Horror rozpoczął się na dobre! Wczoraj rano stała cała Marynarska, nie sposób było wjechać we wszystkie ulice, na których wytyczono objazdy, czyli Cybernetyki, Rzymowskiego i Domaniewską. Przebić się z prowadzących do nich ulic też graniczyło z cudem. Stał zjazd z ulicy Rzymowskiego w Cybernetyki oraz w Marynarską, zakorkowana była nawet ulica 17 Stycznia aż do samej al. Krakowskiej.
- To, co dzieje się w godzinach szczytu, przechodzi ludzkie pojęcie! Wszyscy pchają się i nie patrzą na inne samochody! - mówi taksówkarz Paweł Cieślak (43 l.). Kierowcom puszczały nerwy, a na drogach panował samowolka. Każdy dwoił się, by jak najszybciej przedrzeć się do ul. Postępu. Niestety, takich pomysłów były setki, większość doprowadzonych do ostateczności kierowców łamała zakazy skrętu z Marynarskiej w ul. Postępu oraz w Wynalazek.

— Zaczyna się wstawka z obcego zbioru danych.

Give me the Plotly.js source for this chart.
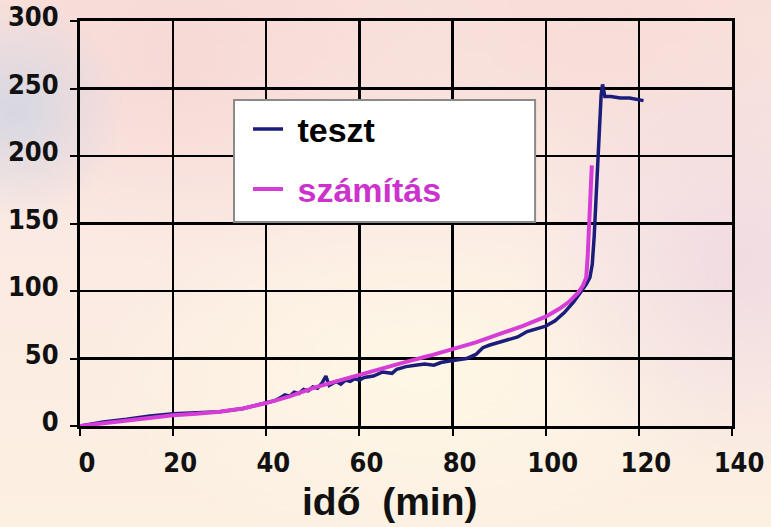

Na próbę wystawiona została także cierpliwość pasażerów komunikacji miejskiej. - Koszmarem jest to, co się dzieje teraz na tej drodze. Rano przez pół godziny przejechałam tylko trzy przystanki autobusowe! Ludzie wychodzą z pojazdów na ulice! - żaliła się Joanna Krupa (24 l.).
Najgorszy w tej sytuacji jest brak alternatywy. Wytyczone objazdy już przed remontem słynęły z korków. Teraz po prostu nie da się tamtędy przejechać. Autobusy również utknęły w zatorach, mimo że pozmieniano im trasy.
Drogowcy i urzędnicy powinni jak najszybciej zająć się paraliżem. Muszą wymyślić rozwiązania, które choć trochę poprawią sytuację w "Mordorze". Bo na razie okolica została totalnie odcięta od świata.